When the cert petition was filed in Ilagan v. Ungacta, No. 12-723 (cert. petition filed Dec. 7, 2012), we wrote that the case seemed like a good vehicle for the U.S. Supreme Court to revisit the pretext-in-eminent-domain issue it teased us with in Kelo, especially the part about the taking being part of a "comprehensive" eminent domain plan.
The facts of the case were egregious. The Guam Supreme Court's opinion reversed the trial court's conclusion that the taking was unconstitutional. The Guam Government refused to appeal, leaving only the benefitted private party arguing the taking was valid. The petition was well done and highlighted the lower court split in authority. When the respondent waived a reponse, the Court requested one. The petition was supported with an amici brief authored by lawprof Ilya Somin, a noted scholar on public use issues and joined by other legal scholars and property owner groups [disclosure: us included], and pointed out that the lower court split was genuine and deep.

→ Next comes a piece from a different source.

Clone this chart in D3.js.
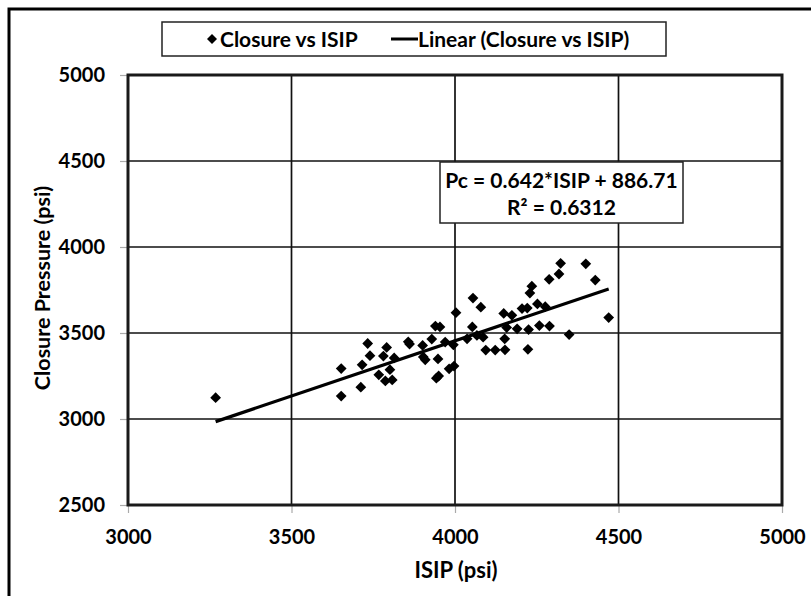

The big question we had was whether the Court wanted to revisit the issue.
Today, we got our answer. No, it doesn't (see p. 15).
Which leaves us to ask: if not these facts, which facts? If not this case, which one? All we're left concluding is that the Court's majority was so burned by the public's reaction to its opinion in Kelo that it may be a while before four of the Justices are willing to get anywhere near a Public Use case.